Il est rare que la Cour de Cassation intervienne sur un référé. Le référé est en effet une procédure d'urgence visant à régler rapidement (et souvent provisoirement) un litige dont les tenants et aboutissants sont manifestes ou, du moins, à protéger les intérêts des parties avant un « jugement au fond ». Il faut donc être prudent dans les commentaires sur cette récente jurisprudence qui porte bien sur un référé.
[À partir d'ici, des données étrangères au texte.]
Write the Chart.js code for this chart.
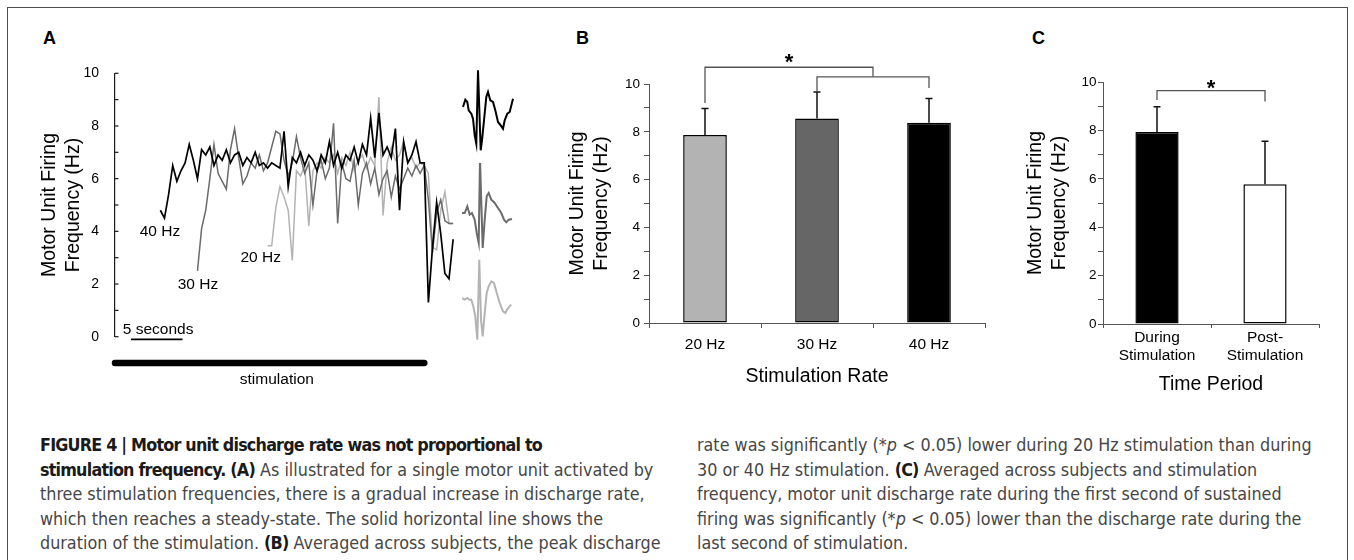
<!DOCTYPE html>
<html><head><meta charset="utf-8"><title>Figure 4</title>
<script src="https://cdn.jsdelivr.net/npm/chart.js@4.4.1/dist/chart.umd.min.js"></script>
<style>
html,body{margin:0;padding:0;background:#fff;}
body{position:relative;width:1354px;height:560px;overflow:hidden;font-family:'Liberation Sans',Arial,Helvetica,sans-serif;color:#000;}
#frame{position:absolute;left:7px;top:7px;width:1341px;height:640px;border:1px solid #4d4d4d;box-sizing:border-box;}
canvas{position:absolute;display:block;}
.panel{position:absolute;font-weight:bold;font-size:18px;line-height:18px;}
.cap{position:absolute;font-family:'DejaVu Sans Condensed','Liberation Sans Narrow',sans-serif;font-size:17.8px;line-height:24.5px;color:#464646;white-space:nowrap;}
.cap b{color:#1a1a1a;letter-spacing:-0.8px;}
</style></head>
<body>
<div id="frame"></div>
<div class="panel" style="left:43px;top:28.5px">A</div>
<div class="panel" style="left:576px;top:28.5px">B</div>
<div class="panel" style="left:1032px;top:28.5px">C</div>
<canvas id="chartA" width="540" height="400" style="left:0;top:0"></canvas>
<canvas id="wave40" width="56" height="100" style="left:462.3px;top:56.7px"></canvas>
<canvas id="wave30" width="56" height="100" style="left:462.3px;top:163.3px"></canvas>
<canvas id="wave20" width="56" height="100" style="left:462.3px;top:248.3px"></canvas>
<canvas id="chartB" width="460" height="400" style="left:540px;top:0"></canvas>
<canvas id="chartC" width="354" height="400" style="left:1000px;top:0"></canvas>
<div class="cap" style="left:40px;top:433px"><b>FIGURE 4 | Motor unit discharge rate was not proportional to</b><br><b>stimulation frequency. (A)</b> As illustrated for a single motor unit activated by<br>three stimulation frequencies, there is a gradual increase in discharge rate,<br>which then reaches a steady-state. The solid horizontal line shows the<br>duration of the stimulation. <b>(B)</b> Averaged across subjects, the peak discharge</div>
<div class="cap" style="left:697px;top:433px">rate was significantly (*<i>p</i> &lt; 0.05) lower during 20 Hz stimulation than during<br>30 or 40 Hz stimulation. <b>(C)</b> Averaged across subjects and stimulation<br>frequency, motor unit discharge rate during the first second of sustained<br>firing was significantly (*<i>p</i> &lt; 0.05) lower than the discharge rate during the<br>last second of stimulation.</div>
<script>
// ---------------- DATA ----------------
// Panel A: single motor unit firing frequency (Hz), sampled every 0.4 s
const sampleStepSec = 0.4;
const hz40StartSec = 4.4;
const hz40Values = [4.8,4.5,5.4,6.5,5.9,6.3,6.6,7.3,6.7,6.0,7.1,6.9,7.2,6.5,6.9,6.7,7.1,6.6,6.9,7.0,
  6.5,6.8,6.6,7.0,6.5,6.6,6.4,6.6,6.5,6.4,7.8,5.7,6.8,6.6,7.0,6.5,6.9,6.7,6.3,6.9,
  6.6,7.4,6.5,7.0,6.4,6.9,6.7,7.2,6.6,7.3,6.9,8.3,6.8,8.5,6.9,7.2,6.8,7.9,4.8,7.4,
  6.6,6.9,7.4,6.6,6.6,1.3,3.4,5.1,3.9,2.4,2.2,3.7];
const hz30StartSec = 8.0;
const hz30Values = [2.5,4.1,4.8,6.0,7.3,6.2,5.9,5.6,7.1,7.9,6.8,5.8,6.1,6.6,6.4,6.9,6.3,6.6,7.2,7.8,
  7.7,6.7,6.1,6.6,7.6,6.8,6.2,6.6,5.0,6.3,6.7,6.0,6.4,8.1,4.3,6.6,6.0,5.9,6.7,5.0,
  6.2,6.6,5.8,6.4,5.4,6.0,6.3,5.3,6.1,5.6,6.0,6.4,6.1,6.5,6.2,6.5,5.2,3.2,4.7,5.2,
  4.4,4.3,4.3];
const hz20StartSec = 14.8;
const hz20Values = [3.45,3.45,4.9,5.7,5.3,4.8,2.9,6.3,6.1,6.5,4.2,6.3,6.6,6.4,6.8,6.6,6.9,6.2,6.8,6.5,
  7.0,6.3,6.7,6.9,6.4,6.8,6.5,9.1,4.6,6.6,7.2,6.7,6.9,7.4,6.6,6.8,6.4,6.6,6.5,6.2,
  3.4,3.3,4.8,5.5,4.3,4.3];
const stimulationWindowSec = [0, 30];
const scaleBarSec = [1.55, 6.55];
const yTicksHz = [0, 2, 4, 6, 8, 10];

// Panel A insets: spike waveforms (time in ms, amplitude in arbitrary units)
const wave40Ms = [0.1,0.33,0.53,0.67,0.93,1.1,1.27,1.43,1.6,1.87,2.0,2.2,2.43,2.6,2.83,3.1,3.33,3.6,3.87,4.1,4.27,4.53,4.77,5.1];
const wave40Amp = [0,2.2,1.5,-1.0,-2.0,-3.5,-8.5,-11.0,11.0,-13.0,-10.0,-4.0,3.0,4.5,2.0,1.5,-1.0,-4.5,-5.5,-6.5,-4.0,-2.0,-1.5,2.5];
const wave30Ms = [0,0.27,0.53,0.77,1.0,1.27,1.47,1.67,1.8,2.07,2.27,2.47,2.67,2.93,3.27,3.6,3.93,4.2,4.43,4.67,5.0];
const wave30Amp = [0,0,2,-0.5,0,-2,-6,-9,16,-10.5,-2,5,6,4,3,1.5,0,-2,-2.8,-2,-1.8];
const wave20Ms = [0,0.27,0.53,0.73,0.93,1.13,1.33,1.53,1.73,1.9,2.07,2.27,2.47,2.67,2.93,3.2,3.47,3.77,4.1,4.33,4.6,4.93];
const wave20Amp = [0,-0.5,0,-0.5,-0.5,-2.5,-5.5,-12.5,11.5,-6.5,-11.5,-4.5,1.5,3.5,5,4.5,1.5,-1.5,-4,-4.5,-3,-2];

// Panel B: peak discharge rate by stimulation rate
const rateLabels = ['20 Hz', '30 Hz', '40 Hz'];
const rateMeans = [7.87, 8.56, 8.38];
const rateErrors = [1.10, 1.11, 1.01];

// Panel C: discharge rate by time period
const periodLabels = [['During', 'Stimulation'], ['Post-', 'Stimulation']];
const periodMeans = [7.93, 5.77];
const periodErrors = [1.05, 1.78];

// ---------------- CHARTS ----------------
Chart.defaults.font.family = "'Liberation Sans', Arial, Helvetica, sans-serif";
Chart.defaults.color = '#000';
Chart.defaults.animation = false;
Chart.defaults.responsive = false;
Chart.defaults.plugins.legend.display = false;
Chart.defaults.plugins.tooltip.enabled = false;

function toPoints(start, values) {
  return values.map((v, i) => ({ x: Math.round((start + i * sampleStepSec) * 100) / 100, y: v }));
}
const evenOnly = v => (yTicksHz.includes(v) ? String(v) : '');
const yTitle = { display: true, text: ['Motor Unit Firing', 'Frequency (Hz)'], font: { size: 19.5, lineHeight: 1.2 }, padding: 0, color: '#000' };

const innerTicks = {
  id: 'innerTicks',
  afterDraw(chart) {
    const ys = chart.scales.y, ctx = chart.ctx;
    ctx.save();
    ctx.strokeStyle = '#1a1a1a';
    ctx.lineWidth = 1.2;
    ys.ticks.forEach(t => {
      const py = ys.getPixelForValue(t.value);
      ctx.beginPath();
      ctx.moveTo(ys.right, py);
      ctx.lineTo(ys.right + 3.5, py);
      ctx.stroke();
    });
    ctx.restore();
  }
};
const traceText = {
  id: 'traceText',
  afterDatasetsDraw(chart) {
    const xs = chart.scales.x, ys = chart.scales.y, ctx = chart.ctx;
    ctx.save();
    ctx.fillStyle = '#000';
    ctx.font = "15.5px 'Liberation Sans', Arial";
    ctx.textBaseline = 'middle';
    const notes = [
      ['40 Hz', 4.36, 3.97, 'center'],
      ['30 Hz', 8.05, 1.96, 'center'],
      ['20 Hz', 14.13, 2.99, 'center'],
      ['5 seconds', 0.75, 0.25, 'left'],
      ['stimulation', 15.7, -1.64, 'center']
    ];
    notes.forEach(([txt, x, y, al]) => {
      ctx.textAlign = al;
      ctx.fillText(txt, xs.getPixelForValue(x), ys.getPixelForValue(y));
    });
    ctx.restore();
  }
};

new Chart(document.getElementById('chartA'), {
  type: 'line',
  data: {
    datasets: [
      { label: '40 Hz', data: toPoints(hz40StartSec, hz40Values), borderColor: '#000000', borderWidth: 1.7, pointRadius: 0, tension: 0, clip: false },
      { label: '30 Hz', data: toPoints(hz30StartSec, hz30Values), borderColor: '#6b6b6b', borderWidth: 1.5, pointRadius: 0, tension: 0, clip: false },
      { label: '20 Hz', data: toPoints(hz20StartSec, hz20Values), borderColor: '#b3b3b3', borderWidth: 1.5, pointRadius: 0, tension: 0, clip: false },
      { label: 'stimulation', data: stimulationWindowSec.map(t => ({ x: t, y: -1 })), borderColor: '#000', borderWidth: 6.5, borderCapStyle: 'round', pointRadius: 0, clip: false },
      { label: '5 seconds', data: scaleBarSec.map(t => ({ x: t, y: -0.1 })), borderColor: '#000', borderWidth: 1.8, pointRadius: 0, clip: false }
    ]
  },
  options: {
    layout: { padding: { left: 38.25, top: 73.3, right: 74.5, bottom: 63.3 } },
    scales: {
      x: { type: 'linear', min: 0, max: 34, display: false },
      y: {
        min: 0, max: 10,
        ticks: { stepSize: 1, autoSkip: false, callback: evenOnly, font: { size: 14 }, padding: 8, color: '#000' },
        grid: { display: false },
        border: { display: true, color: '#1a1a1a', width: 1.2 },
        title: yTitle,
        afterFit(s) { s.width = 76.75; }
      }
    }
  },
  plugins: [innerTicks, traceText]
});

function waveChart(id, times, amps, color) {
  new Chart(document.getElementById(id), {
    type: 'line',
    data: { datasets: [{ data: times.map((t, i) => ({ x: t, y: amps[i] })), borderColor: color, borderWidth: 2, pointRadius: 0, tension: 0, clip: false }] },
    options: {
      layout: { padding: 0 },
      scales: { x: { type: 'linear', min: 0, max: 5.6, display: false }, y: { min: -15, max: 15, display: false } }
    }
  });
}
waveChart('wave40', wave40Ms, wave40Amp, '#000000');
waveChart('wave30', wave30Ms, wave30Amp, '#6b6b6b');
waveChart('wave20', wave20Ms, wave20Amp, '#b3b3b3');

function errorBars(errors) {
  return {
    id: 'errorBars',
    afterDatasetsDraw(chart) {
      const meta = chart.getDatasetMeta(0), ys = chart.scales.y, ctx = chart.ctx;
      const vals = chart.data.datasets[0].data;
      ctx.save();
      ctx.strokeStyle = '#111';
      ctx.lineWidth = 1.5;
      meta.data.forEach((bar, i) => {
        const yTop = ys.getPixelForValue(vals[i] + errors[i]);
        const yBase = ys.getPixelForValue(vals[i]);
        ctx.beginPath();
        ctx.moveTo(bar.x, yBase); ctx.lineTo(bar.x, yTop);
        ctx.moveTo(bar.x - 3.5, yTop); ctx.lineTo(bar.x + 3.5, yTop);
        ctx.stroke();
      });
      ctx.restore();
    }
  };
}
function brackets(list, star) {
  return {
    id: 'brackets',
    afterDatasetsDraw(chart) {
      const xs = chart.scales.x, ys = chart.scales.y, ctx = chart.ctx;
      ctx.save();
      ctx.strokeStyle = '#555';
      ctx.lineWidth = 1.3;
      list.forEach(b => {
        const x1 = xs.getPixelForValue(b.from), x2 = xs.getPixelForValue(b.to), yt = ys.getPixelForValue(b.top);
        ctx.beginPath();
        ctx.moveTo(x1, ys.getPixelForValue(b.leftEnd));
        ctx.lineTo(x1, yt); ctx.lineTo(x2, yt);
        ctx.lineTo(x2, ys.getPixelForValue(b.rightEnd));
        ctx.stroke();
      });
      ctx.fillStyle = '#000';
      ctx.font = "bold 22px 'Liberation Sans', Arial";
      ctx.textAlign = 'center';
      ctx.textBaseline = 'alphabetic';
      ctx.fillText('*', xs.getPixelForValue(star.x), ys.getPixelForValue(star.y) + 12.5);
      ctx.restore();
    }
  };
}

new Chart(document.getElementById('chartB'), {
  type: 'bar',
  data: {
    labels: rateLabels,
    datasets: [{ data: rateMeans, backgroundColor: ['#b3b3b3', '#666666', '#000000'], borderColor: '#000', borderWidth: 1.5, borderSkipped: false, barPercentage: 0.39, categoryPercentage: 1 }]
  },
  options: {
    layout: { padding: { left: 26.3, top: 84, right: 15, bottom: 11.3 } },
    scales: {
      x: {
        offset: true,
        grid: { display: true, drawOnChartArea: false, offset: true, tickLength: 5, color: '#555' },
        border: { color: '#555', width: 1 },
        ticks: { font: { size: 15.5 }, padding: 7.7, color: '#000' },
        title: { display: true, text: 'Stimulation Rate', font: { size: 19.5 }, padding: 0, color: '#000' },
        afterFit(s) { s.height = 65.7; }
      },
      y: {
        min: 0, max: 10,
        ticks: { stepSize: 1, autoSkip: false, callback: evenOnly, font: { size: 13.5 }, padding: 4, color: '#000' },
        grid: { display: true, drawOnChartArea: false, tickLength: 5, color: '#555' },
        border: { color: '#555', width: 1 },
        title: yTitle,
        afterFit(s) { s.width = 82.7; }
      }
    }
  },
  plugins: [errorBars(rateErrors), brackets([
    { from: 0, to: 1.5, top: 10.7, leftEnd: 9.2, rightEnd: 10.3 },
    { from: 1, to: 2, top: 10.3, leftEnd: 9.67, rightEnd: 9.83 }
  ], { x: 0.75, y: 11.13 })]
});

new Chart(document.getElementById('chartC'), {
  type: 'bar',
  data: {
    labels: periodLabels,
    datasets: [{ data: periodMeans, backgroundColor: ['#000000', '#ffffff'], borderColor: '#000', borderWidth: 1.5, borderSkipped: false, barPercentage: 0.4, categoryPercentage: 1 }]
  },
  options: {
    layout: { padding: { left: 24.3, top: 82, right: 35, bottom: 3.3 } },
    scales: {
      x: {
        offset: true,
        grid: { display: true, drawOnChartArea: false, offset: true, tickLength: 4, color: '#555' },
        border: { color: '#555', width: 1 },
        ticks: { font: { size: 15.5, lineHeight: 1.16 }, padding: 1, color: '#000' },
        title: { display: true, text: 'Time Period', font: { size: 19.5 }, padding: 0, color: '#000' },
        afterFit(s) { s.height = 72.7; }
      },
      y: {
        min: 0, max: 10,
        ticks: { stepSize: 1, autoSkip: false, callback: evenOnly, font: { size: 13.5 }, padding: 1.5, color: '#000' },
        grid: { display: true, drawOnChartArea: false, tickLength: 5, color: '#555' },
        border: { color: '#555', width: 1 },
        title: yTitle,
        afterFit(s) { s.width = 78.7; }
      }
    }
  },
  plugins: [errorBars(periodErrors), brackets([
    { from: 0, to: 1, top: 9.64, leftEnd: 9.26, rightEnd: 9.19 }
  ], { x: 0.5, y: 10.0 })]
});
</script>
</body></html>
Mais l'argumentation déployée rappelle qu'il n'y a aucune évidence à ce qu'une plateforme de mise en relation par voie électronique de travailleurs indépendants puisse être qualifiée d'agence d'intérim, et les « indépendants » de « salariés ».

Comme les DSI recourant à de telles plates-formes pour trouver des développeurs au lieu de passer par des SSII ou des agences d'intérim, le secteur de l'hôtellerie-restauration use et abuse des employés temporaires, traditionnellement plutôt intérimaires et désormais de plus en plus souvent « indépendants ». La qualité d'indépendants pour ces travailleurs fait l'objet de vastes débats récurrents. Et une agence d'intérim spécialisée dans le secteur, Staffmatch France, a donc attaqué la plateforme de mise en relation par voie électronique de travailleurs indépendants de l'hôtellerie-restauration Brigad en référé au titre de la concurrence déloyale, Brigad, société ayant comme activité déclarée la programmation informatique, ne subissant pas toutes les contraintes des agences d'intérim.

Las ! Attaquer en référé au nom d'un trouble imminent n'a probablement pas été une bonne idée. En effet, la justice, au fil de la procédure, n'a pu que constater que la qualité de « salariés » des « indépendants » n'était pas manifeste. De la même façon, Brigad ne pouvait pas être qualifié de concurrent déloyal manifeste à Staffmatch France. Il en résulte que, à chaque étape, la société d'intérim a été déboutée, y compris en cassation. Un jugement au fond aura sans doute lieu prochainement.